= Exercise requirements =
Return every line of the data below that includes the string "full".
━━━━━ Data provided ━━━━━
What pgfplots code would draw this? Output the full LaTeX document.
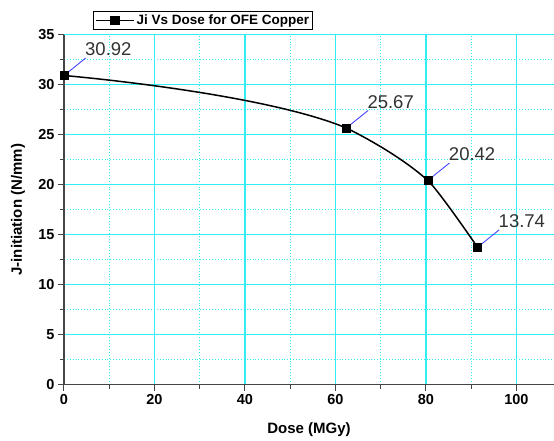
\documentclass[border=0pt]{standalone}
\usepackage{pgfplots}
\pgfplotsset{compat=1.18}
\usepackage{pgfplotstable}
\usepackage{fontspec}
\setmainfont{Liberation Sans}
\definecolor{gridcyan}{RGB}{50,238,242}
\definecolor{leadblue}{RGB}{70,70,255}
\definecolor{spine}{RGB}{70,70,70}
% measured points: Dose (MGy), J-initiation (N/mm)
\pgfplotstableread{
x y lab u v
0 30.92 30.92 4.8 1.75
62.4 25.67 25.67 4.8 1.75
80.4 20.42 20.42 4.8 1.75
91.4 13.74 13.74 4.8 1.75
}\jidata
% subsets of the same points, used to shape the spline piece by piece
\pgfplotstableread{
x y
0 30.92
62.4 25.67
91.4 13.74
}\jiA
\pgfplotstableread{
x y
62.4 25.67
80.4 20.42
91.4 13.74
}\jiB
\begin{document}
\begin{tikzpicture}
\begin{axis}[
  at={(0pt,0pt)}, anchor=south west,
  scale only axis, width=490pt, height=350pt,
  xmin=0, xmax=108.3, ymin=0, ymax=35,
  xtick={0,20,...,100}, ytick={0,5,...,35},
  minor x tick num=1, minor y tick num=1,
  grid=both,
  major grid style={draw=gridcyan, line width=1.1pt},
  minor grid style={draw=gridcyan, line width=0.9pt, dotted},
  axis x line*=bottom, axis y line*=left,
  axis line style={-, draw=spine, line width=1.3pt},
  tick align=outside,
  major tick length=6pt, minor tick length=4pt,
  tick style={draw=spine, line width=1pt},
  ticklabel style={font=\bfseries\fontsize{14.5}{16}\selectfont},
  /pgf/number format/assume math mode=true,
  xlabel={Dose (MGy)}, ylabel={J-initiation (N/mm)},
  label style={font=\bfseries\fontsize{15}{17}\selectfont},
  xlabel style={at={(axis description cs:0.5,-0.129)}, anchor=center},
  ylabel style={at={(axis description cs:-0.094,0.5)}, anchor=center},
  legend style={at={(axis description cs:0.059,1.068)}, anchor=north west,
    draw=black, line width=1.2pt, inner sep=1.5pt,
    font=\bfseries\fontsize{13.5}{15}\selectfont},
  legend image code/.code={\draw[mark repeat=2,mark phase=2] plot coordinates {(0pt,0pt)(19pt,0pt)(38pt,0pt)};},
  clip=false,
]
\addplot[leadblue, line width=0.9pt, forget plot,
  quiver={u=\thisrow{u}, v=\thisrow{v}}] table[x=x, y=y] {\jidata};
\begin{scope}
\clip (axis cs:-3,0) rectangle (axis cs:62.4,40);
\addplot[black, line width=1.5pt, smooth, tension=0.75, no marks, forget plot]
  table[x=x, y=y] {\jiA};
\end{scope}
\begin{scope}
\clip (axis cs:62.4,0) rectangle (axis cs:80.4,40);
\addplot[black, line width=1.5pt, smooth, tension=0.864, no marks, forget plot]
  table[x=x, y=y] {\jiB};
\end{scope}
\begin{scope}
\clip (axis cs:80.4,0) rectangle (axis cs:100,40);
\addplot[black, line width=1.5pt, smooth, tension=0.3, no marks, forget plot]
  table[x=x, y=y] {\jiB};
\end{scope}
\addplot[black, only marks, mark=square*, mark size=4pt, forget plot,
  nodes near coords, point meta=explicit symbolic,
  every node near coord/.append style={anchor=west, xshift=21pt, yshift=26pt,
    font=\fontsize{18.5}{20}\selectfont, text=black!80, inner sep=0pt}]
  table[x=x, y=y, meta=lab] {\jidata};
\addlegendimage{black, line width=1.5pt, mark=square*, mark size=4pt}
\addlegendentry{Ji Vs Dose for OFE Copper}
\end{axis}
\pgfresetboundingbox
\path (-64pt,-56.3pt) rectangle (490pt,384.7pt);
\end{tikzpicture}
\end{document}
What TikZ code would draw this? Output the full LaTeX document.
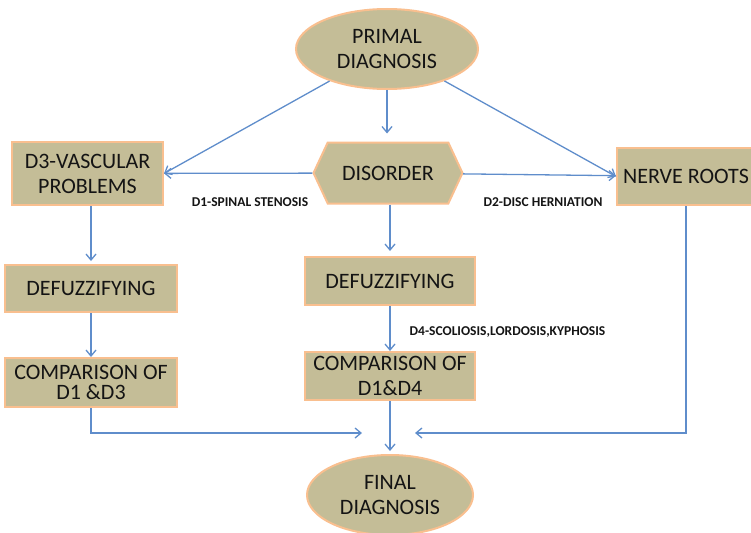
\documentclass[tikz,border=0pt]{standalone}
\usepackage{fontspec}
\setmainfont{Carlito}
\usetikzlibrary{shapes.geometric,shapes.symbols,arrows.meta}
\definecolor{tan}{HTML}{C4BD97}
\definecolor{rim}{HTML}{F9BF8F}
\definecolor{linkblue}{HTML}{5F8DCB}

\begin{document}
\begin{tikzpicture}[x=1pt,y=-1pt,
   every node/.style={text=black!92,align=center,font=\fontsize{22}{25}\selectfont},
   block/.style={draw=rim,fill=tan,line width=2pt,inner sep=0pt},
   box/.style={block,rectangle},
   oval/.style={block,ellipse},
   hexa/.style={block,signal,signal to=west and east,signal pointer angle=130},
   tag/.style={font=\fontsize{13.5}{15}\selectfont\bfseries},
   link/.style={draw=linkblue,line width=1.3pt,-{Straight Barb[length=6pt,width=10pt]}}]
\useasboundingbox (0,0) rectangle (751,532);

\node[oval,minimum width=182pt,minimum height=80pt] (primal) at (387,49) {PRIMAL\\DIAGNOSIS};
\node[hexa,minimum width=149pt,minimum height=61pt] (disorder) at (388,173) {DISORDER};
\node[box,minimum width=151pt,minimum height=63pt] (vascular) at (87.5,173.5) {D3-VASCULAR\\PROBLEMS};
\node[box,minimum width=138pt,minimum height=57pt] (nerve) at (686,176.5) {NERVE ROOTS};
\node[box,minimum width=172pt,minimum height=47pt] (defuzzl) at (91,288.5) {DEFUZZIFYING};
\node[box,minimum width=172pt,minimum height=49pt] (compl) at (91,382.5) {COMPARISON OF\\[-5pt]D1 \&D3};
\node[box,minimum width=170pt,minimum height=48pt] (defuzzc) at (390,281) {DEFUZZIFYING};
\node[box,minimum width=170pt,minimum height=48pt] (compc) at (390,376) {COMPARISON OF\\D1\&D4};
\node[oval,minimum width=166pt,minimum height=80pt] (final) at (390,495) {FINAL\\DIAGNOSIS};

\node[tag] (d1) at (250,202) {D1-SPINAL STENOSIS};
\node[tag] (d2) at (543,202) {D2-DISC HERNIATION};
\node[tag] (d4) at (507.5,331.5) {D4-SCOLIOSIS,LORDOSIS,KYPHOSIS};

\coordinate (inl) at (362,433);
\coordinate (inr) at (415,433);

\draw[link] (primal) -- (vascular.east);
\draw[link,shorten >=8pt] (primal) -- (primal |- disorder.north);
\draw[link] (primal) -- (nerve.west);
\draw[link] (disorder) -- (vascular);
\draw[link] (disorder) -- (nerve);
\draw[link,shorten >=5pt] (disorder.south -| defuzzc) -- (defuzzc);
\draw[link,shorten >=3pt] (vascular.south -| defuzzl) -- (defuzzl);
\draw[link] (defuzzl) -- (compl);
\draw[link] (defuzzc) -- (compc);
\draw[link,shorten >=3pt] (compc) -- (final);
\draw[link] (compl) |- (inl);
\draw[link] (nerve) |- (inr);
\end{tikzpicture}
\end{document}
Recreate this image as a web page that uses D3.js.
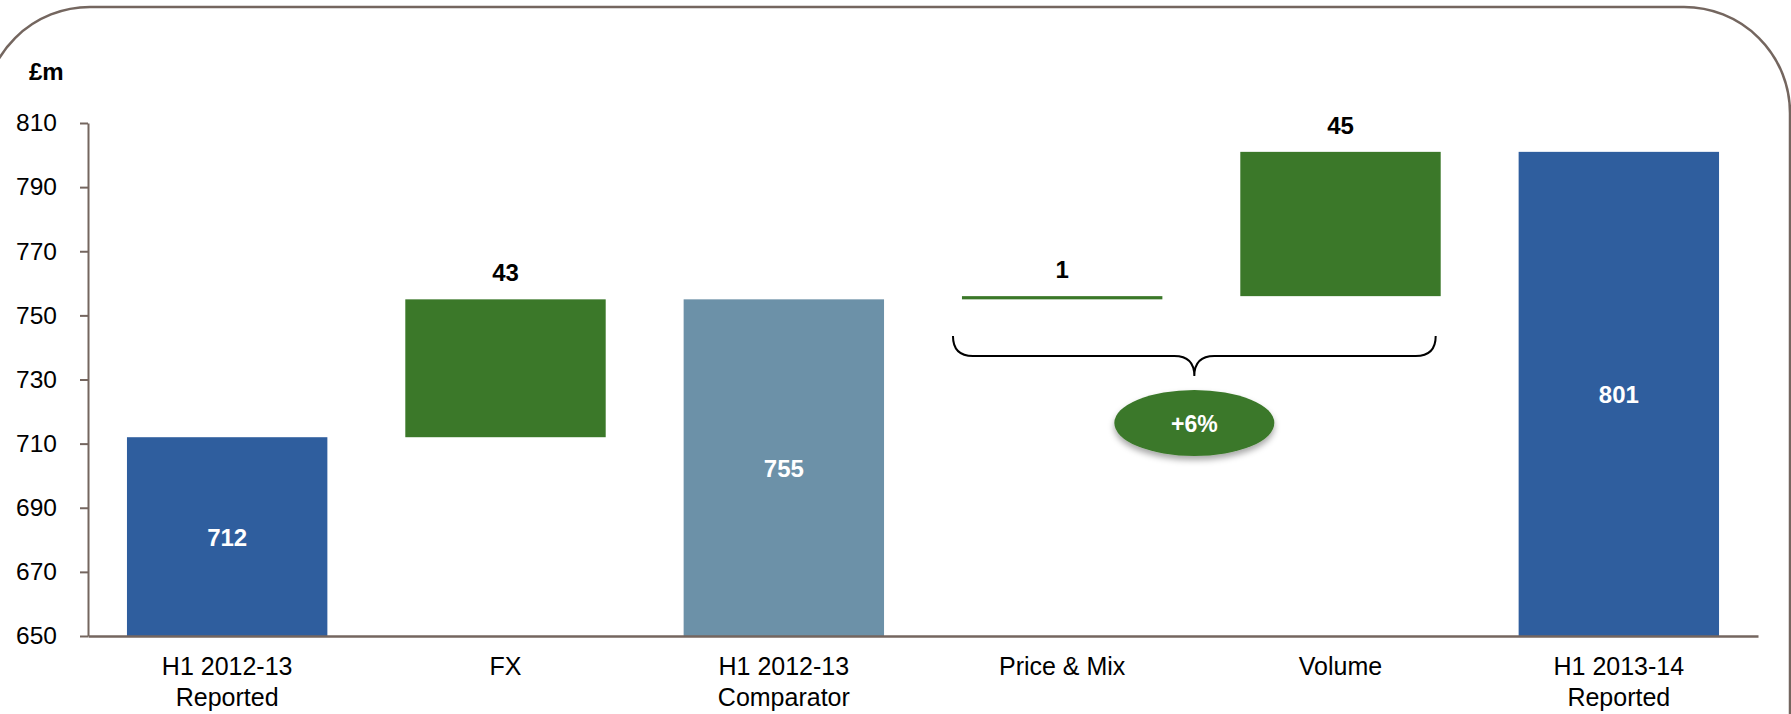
━━━━━
= Exercise result =
What pgfplots code would draw this? Output the full LaTeX document.
What TikZ code would draw this? Output the full LaTeX document.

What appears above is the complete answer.